Gustavo Adolfo Bécquer
Gustavo Adolfo Bécquer, a Romantic lyric poet who is regarded as one of the first modern Spanish poets, was born on February 17, 1836, in Seville, Spain. He was one of eight children born to Joaquina Bastida y Vargas and the painter José Domínguez Bécquer, who adopted the Bécquer surname as an acknowledgement of his family’s Flemish ancestors. The elder Bécquer died in 1841, and his wife passed away in 1847. Gustavo Bécquer first attended the School of San Antonio Abad, then, at age ten, he enrolled at the Colegio de Náutica de San Telmo [Nautical School of San Telmo]. He and his brother, Valeriano, who later became renowned as a painter and graphic artist working in the Costumbrismo style, were briefly taken in by their aunt, María Bastida.
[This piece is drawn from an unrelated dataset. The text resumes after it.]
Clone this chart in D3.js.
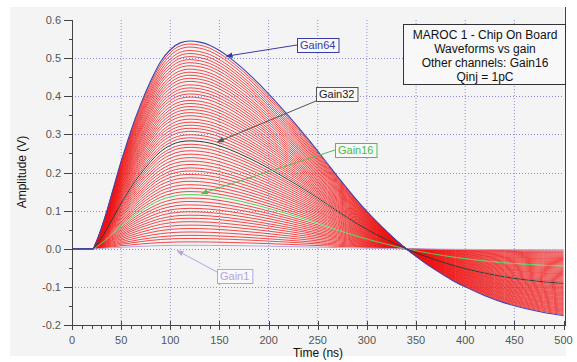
<!DOCTYPE html>
<html><head><meta charset="utf-8">
<script src="https://cdn.jsdelivr.net/npm/d3@7"></script>
<style>
html,body{margin:0;padding:0;background:#fff;}
svg{display:block;font-family:Arial,"Liberation Sans",sans-serif;}
</style></head>
<body><svg id="c" width="577" height="362"></svg>
<script>
// Time samples (ns) and the Gain64 waveform (V)
const timeNs = [0,21,25,30,35,40,45,50,55,60,70,80,90,100,110,120,130,140,150,160,170,180,190,200,210,220,230,240,250,260,270,280,290,300,310,320,330,340,350,360,370,380,390,400,420,440,460,480,500];
const gain64Wave = [0,0,0.02,0.055,0.095,0.14,0.185,0.23,0.27,0.31,0.38,0.44,0.49,0.522,0.54,0.545,0.542,0.534,0.52,0.502,0.481,0.458,0.433,0.406,0.378,0.349,0.319,0.288,0.256,0.223,0.19,0.158,0.127,0.098,0.071,0.046,0.022,0,-0.02,-0.039,-0.056,-0.072,-0.087,-0.1,-0.123,-0.142,-0.156,-0.167,-0.175];
// Gain settings and their peak amplitudes (V)
const gains = [1,2,3,4,5,6,7,8,9,10,11,12,13,14,15,16,17,18,19,20,21,22,23,24,25,26,27,28,29,30,31,32,33,34,35,36,37,38,39,40,41,42,43,44,45,46,47,48,49,50,51,52,53,54,55,56,57,58,59,60,61,62,63,64];
const peakAmp = [0.009,0.018,0.027,0.035,0.044,0.053,0.062,0.071,0.080,0.088,0.097,0.106,0.115,0.124,0.133,0.142,0.150,0.159,0.168,0.177,0.186,0.195,0.204,0.212,0.221,0.230,0.239,0.248,0.257,0.266,0.274,0.283,0.291,0.299,0.308,0.316,0.324,0.332,0.340,0.349,0.357,0.365,0.373,0.381,0.389,0.398,0.406,0.414,0.422,0.430,0.439,0.447,0.455,0.463,0.471,0.480,0.488,0.496,0.504,0.512,0.520,0.529,0.537,0.545];
const xTicks = [0,50,100,150,200,250,300,350,400,450,500];
const yTicks = [-0.2,-0.1,0.0,0.1,0.2,0.3,0.4,0.5,0.6];
const legendLines = ["MAROC 1 - Chip On Board","Waveforms vs gain","Other channels: Gain16","Qinj = 1pC"];
const callouts = [
  {gain:64,label:"Gain64",color:"#3a3aa8",border:"#3a3aa8",t:157,v:0.505,bx:297,by:38},
  {gain:32,label:"Gain32",color:"#222",border:"#555",t:148,v:0.28,bx:316,by:87},
  {gain:16,label:"Gain16",color:"#44bb44",border:"#55bb55",t:132,v:0.145,bx:335,by:143},
  {gain:1,label:"Gain1",color:"#b6a2e0",border:"#b6a2e0",t:107,v:-0.005,bx:217,by:269}
];

const svg = d3.select("#c");
const W=577,H=362;
svg.append("rect").attr("x",0).attr("y",0).attr("width",W).attr("height",H).attr("fill","#ffffff");
svg.append("rect").attr("x",10).attr("y",7).attr("width",556).attr("height",349).attr("fill","#f4f4f4");

const x = d3.scaleLinear().domain([0,500]).range([72,563.5]);
const y = d3.scaleLinear().domain([-0.2,0.6]).range([325,20]);

// grid
const grid = svg.append("g");
grid.selectAll("line.vg").data(xTicks.filter(d=>d>0&&d<500)).join("line")
  .attr("x1",d=>x(d)).attr("x2",d=>x(d)).attr("y1",y(0.6)).attr("y2",y(-0.2))
  .attr("stroke","#8c8cdc").attr("stroke-width",1).attr("stroke-dasharray","1,2");
grid.selectAll("line.hg").data(yTicks.filter(d=>d>-0.2&&d<0.6)).join("line")
  .attr("x1",x(0)).attr("x2",x(500)).attr("y1",d=>Math.round(y(d))+0.5).attr("y2",d=>Math.round(y(d))+0.5)
  .attr("stroke","#8c8cdc").attr("stroke-width",1).attr("stroke-dasharray","1,2");

// curves
const line = d3.line().x(d=>x(d[0])).y(d=>y(d[1])).curve(d3.curveMonotoneX);
function wave(i){ const k = peakAmp[i]/gain64Wave[15]; return timeNs.map((t,j)=>[t,gain64Wave[j]*k]); }
const curves = svg.append("g").attr("fill","none");
gains.forEach((g,i)=>{
  if([1,16,32,64].includes(g)) return;
  curves.append("path").attr("d",line(wave(i))).attr("stroke","#ee1111").attr("stroke-width",0.9).attr("stroke-opacity",0.85);
});
const special = {1:"#b6a2e0",16:"#55cc55",32:"#333333",64:"#4040b0"};
[1,16,32,64].forEach(g=>{
  const i = gains.indexOf(g);
  curves.append("path").attr("d",line(wave(i))).attr("stroke",special[g]).attr("stroke-width",g===64?1.1:1);
});

// axes
const axG = svg.append("g").attr("stroke","#444");
axG.append("line").attr("x1",72.5).attr("x2",72.5).attr("y1",20).attr("y2",325);
axG.append("line").attr("x1",72).attr("x2",565).attr("y1",325.5).attr("y2",325.5);
axG.append("line").attr("x1",565.5).attr("x2",565.5).attr("y1",7).attr("y2",326);
const yMinor = d3.range(-0.2,0.6001,0.05);
axG.selectAll("line.ym").data(yMinor).join("line")
  .attr("x1",69).attr("x2",72).attr("y1",d=>Math.round(y(d))+0.5).attr("y2",d=>Math.round(y(d))+0.5);
axG.selectAll("line.yM").data(yTicks).join("line")
  .attr("x1",64).attr("x2",72).attr("y1",d=>Math.round(y(d))+0.5).attr("y2",d=>Math.round(y(d))+0.5);
const xMinor = d3.range(0,500.1,10);
axG.selectAll("line.xm").data(xMinor).join("line")
  .attr("x1",d=>Math.round(x(d))+0.5).attr("x2",d=>Math.round(x(d))+0.5).attr("y1",325).attr("y2",329);
axG.selectAll("line.xM").data(xTicks).join("line")
  .attr("x1",d=>Math.round(x(d))+0.5).attr("x2",d=>Math.round(x(d))+0.5).attr("y1",321).attr("y2",330);

svg.append("g").selectAll("text").data(yTicks).join("text")
  .attr("x",61).attr("y",d=>y(d)+4).attr("text-anchor","end").attr("font-size",11).attr("fill","#555")
  .text(d=>d.toFixed(1));
svg.append("g").selectAll("text").data(xTicks).join("text")
  .attr("x",d=>x(d)).attr("y",344).attr("text-anchor","middle").attr("font-size",11).attr("fill","#555")
  .text(d=>d);
svg.append("text").attr("x",318).attr("y",357).attr("text-anchor","middle").attr("font-size",12).attr("fill","#111").text("Time (ns)");
svg.append("text").attr("transform","translate(26,172) rotate(-90)").attr("text-anchor","middle").attr("font-size",12).attr("fill","#111").text("Amplitude (V)");

// legend box
const lg = svg.append("g");
lg.append("rect").attr("x",403.5).attr("y",24.5).attr("width",162).attr("height",60).attr("fill","#f8f8f8").attr("stroke","#333");
lg.selectAll("text").data(legendLines).join("text")
  .attr("x",485).attr("y",(d,i)=>39+i*14).attr("text-anchor","middle").attr("font-size",12).attr("fill","#111").text(d=>d);

// callouts
const defs = svg.append("defs");
callouts.forEach((c,k)=>{
  defs.append("marker").attr("id","ah"+k).attr("viewBox","0 0 10 10").attr("refX",9).attr("refY",5)
    .attr("markerWidth",7).attr("markerHeight",7).attr("orient","auto")
    .append("path").attr("d","M0,1 L10,5 L0,9 Z").attr("fill",c.border);
  const g = svg.append("g");
  const txt = g.append("text").attr("x",c.bx+3).attr("y",c.by+11).attr("font-size",11).attr("fill",c.color).text(c.label);
  const bw = txt.node().getComputedTextLength()+6;
  g.insert("rect","text").attr("x",c.bx+0.5).attr("y",c.by+0.5).attr("width",bw).attr("height",14).attr("fill","#f8f8f8").attr("stroke",c.border);
  let sx = c.bx, sy = c.by+7;
  if(c.gain===32){ sy = c.by+14; }
  if(c.gain===1){ sy = c.by+3; }
  g.append("line").attr("x1",sx).attr("y1",sy).attr("x2",x(c.t)).attr("y2",y(c.v))
    .attr("stroke",c.border).attr("stroke-width",1).attr("marker-end","url(#ah"+k+")");
});
</script>
</body></html>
When the naval school shut down, Bécquer moved in with his godmother, Manuela Monahay, a wealthy woman with an impressive library. Bécquer became an avid reader, in addition to studying painting in an uncle’s studio. The same uncle encouraged Bécquer to resume his studies and paid for the boy’s courses in Latin.
In October 1854, Bécquer moved to Madrid with a couple of childhood friends, eschewing his godmother’s plans for him to become a merchant. For a short time, he worked for the writer Gabriel Hugelman. Through his friend, the writer Ramón Rodríguez Correa, who later helped preserve Bécquer’s literary legacy, Bécquer got a post at the Department of Public Works, but did not last long in his role as a clerk. In 1859, while collaborating with his frequent writing partner, Luis García Luna, and writing under the name of Adolfo García, Bécquer wrote several zarzuelas, or Spanish operas, including the one-act farce Las distracciones. He also penned an adaptation of Victor Hugo’s The Hunchback of Notre Dame, which he titled El aderezo de esmeraldas. After several failed attempts to start a newspaper with García Luna and one of his Sevillian childhood friends, Julio Nombela, Bécquer began contributing work to periodicals. From 1861 to 1868, he contributed prose work, particularly art criticism, to the newspaper El Contemporáneo. He also published in the magazines La España Musical y Literaria, El Mundo, and El Porvenir.
Bécquer’s works in poetry and prose include Historia de los templos de España [History of the Temples of Spain] (Imprenta y Estereotipia Española de los señores Nieto y Compañía, 1857), a study of Spain’s monumental architecture that he began in June 1857 but was unable to complete due both to the bankruptcy of his publisher and Bécquer’s persistent struggles with illness. Only one volume of the work was published. Bécquer also published the autobiography Desde mi celda [From My Cell] (1864), which was composed at Veruela Abbey, a monastery in northern Spain. He is best known for Rimas y leyendas [Rhymes and Legends], also known as Obras [Works] (Imprenta de T. Fortanet, 1871), a posthumous two-volume collection of Bécquer’s poetry and prose, which eventually expanded into multiple volumes with the addition of his journalistic work and drawings by Valeriano. Several English translations of Bécquer’s work were also posthumously published, including Poems of Gustavo Adolfo Bécquer (Kegan Paul, Trench, Trübner & Co., Ltd., 1891), which was translated into English by Mason Carnes.
After a short lifetime beset by both poor health and financial difficulties, Gustavo Adolfo Bécquer died in Madrid on December 22, 1870. His brother, Valeriano, had died three months earlier.